**Aim**
In the listing below, find every line with the string "Write" and pull it out.

**Data to process**
>>>>

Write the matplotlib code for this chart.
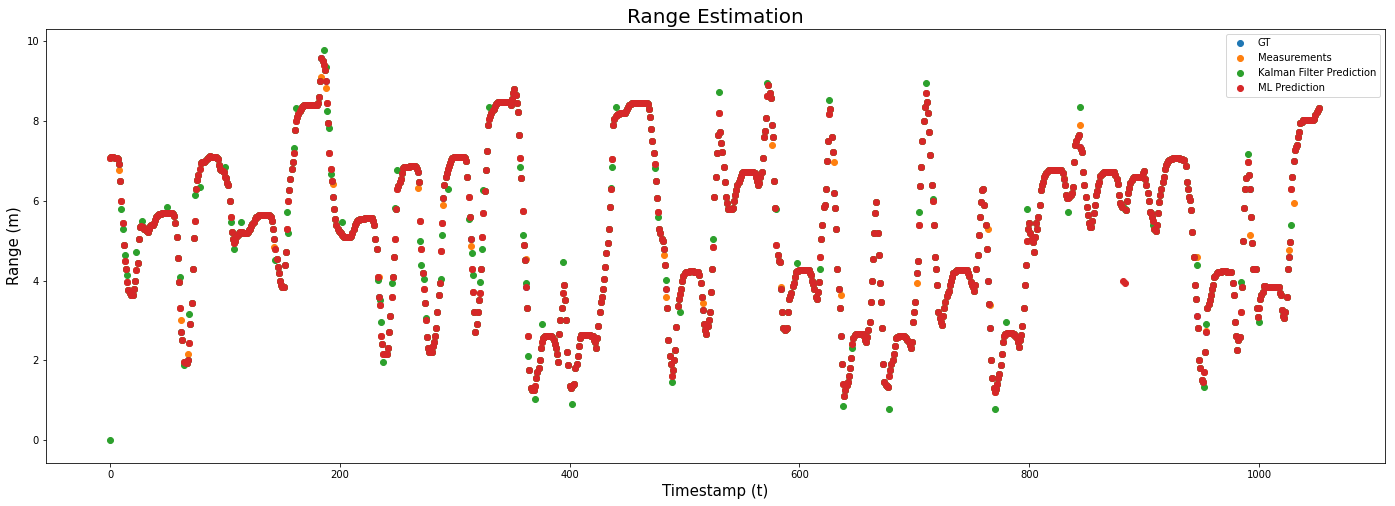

<<<<
>>>>

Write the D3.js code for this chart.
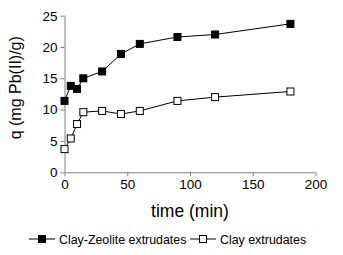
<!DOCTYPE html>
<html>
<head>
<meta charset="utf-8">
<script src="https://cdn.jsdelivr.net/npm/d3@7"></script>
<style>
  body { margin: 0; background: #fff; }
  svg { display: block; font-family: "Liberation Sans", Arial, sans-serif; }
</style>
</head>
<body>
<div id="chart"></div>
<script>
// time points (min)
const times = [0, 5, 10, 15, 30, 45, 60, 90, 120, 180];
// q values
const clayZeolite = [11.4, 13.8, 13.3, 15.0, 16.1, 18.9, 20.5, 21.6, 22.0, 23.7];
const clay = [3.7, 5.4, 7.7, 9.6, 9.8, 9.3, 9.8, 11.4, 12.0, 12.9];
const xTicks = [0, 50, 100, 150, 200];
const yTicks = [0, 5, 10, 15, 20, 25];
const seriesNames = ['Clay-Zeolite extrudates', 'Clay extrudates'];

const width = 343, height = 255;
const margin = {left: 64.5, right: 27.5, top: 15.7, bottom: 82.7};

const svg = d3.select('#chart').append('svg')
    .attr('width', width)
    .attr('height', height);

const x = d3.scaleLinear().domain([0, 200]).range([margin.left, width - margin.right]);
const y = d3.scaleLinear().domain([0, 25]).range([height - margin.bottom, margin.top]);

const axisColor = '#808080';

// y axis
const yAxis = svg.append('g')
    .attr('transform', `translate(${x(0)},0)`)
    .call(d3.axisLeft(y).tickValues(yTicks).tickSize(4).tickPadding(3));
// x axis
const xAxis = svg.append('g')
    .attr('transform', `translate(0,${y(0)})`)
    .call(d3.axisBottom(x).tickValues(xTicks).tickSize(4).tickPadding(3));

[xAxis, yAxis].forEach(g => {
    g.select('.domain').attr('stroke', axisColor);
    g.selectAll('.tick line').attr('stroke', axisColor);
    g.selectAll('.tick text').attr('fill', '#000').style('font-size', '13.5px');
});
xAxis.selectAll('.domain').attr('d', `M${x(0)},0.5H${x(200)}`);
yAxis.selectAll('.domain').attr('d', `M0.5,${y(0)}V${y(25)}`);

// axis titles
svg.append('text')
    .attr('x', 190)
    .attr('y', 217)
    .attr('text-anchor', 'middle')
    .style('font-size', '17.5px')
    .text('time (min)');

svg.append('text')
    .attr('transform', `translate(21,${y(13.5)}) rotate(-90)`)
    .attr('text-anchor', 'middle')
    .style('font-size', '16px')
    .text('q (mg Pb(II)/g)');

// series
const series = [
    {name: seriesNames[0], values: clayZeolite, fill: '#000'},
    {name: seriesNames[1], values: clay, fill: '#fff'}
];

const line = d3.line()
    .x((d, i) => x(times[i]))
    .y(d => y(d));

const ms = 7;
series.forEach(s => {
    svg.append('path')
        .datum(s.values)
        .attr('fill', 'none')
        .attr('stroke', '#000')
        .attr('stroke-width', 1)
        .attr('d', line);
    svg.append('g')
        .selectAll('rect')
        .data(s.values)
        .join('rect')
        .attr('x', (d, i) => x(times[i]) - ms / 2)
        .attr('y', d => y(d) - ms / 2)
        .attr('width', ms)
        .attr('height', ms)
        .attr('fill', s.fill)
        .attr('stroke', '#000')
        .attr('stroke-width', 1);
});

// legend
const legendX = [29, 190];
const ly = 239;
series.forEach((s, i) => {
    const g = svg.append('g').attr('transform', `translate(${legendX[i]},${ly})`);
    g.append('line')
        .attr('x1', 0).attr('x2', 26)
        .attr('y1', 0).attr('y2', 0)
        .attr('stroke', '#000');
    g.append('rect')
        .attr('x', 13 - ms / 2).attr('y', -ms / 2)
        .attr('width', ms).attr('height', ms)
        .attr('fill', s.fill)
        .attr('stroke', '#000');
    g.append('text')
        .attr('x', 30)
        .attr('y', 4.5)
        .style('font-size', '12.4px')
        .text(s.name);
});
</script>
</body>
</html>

<<<<

**Response to the exercise**
Write the matplotlib code for this chart.
Write the D3.js code for this chart.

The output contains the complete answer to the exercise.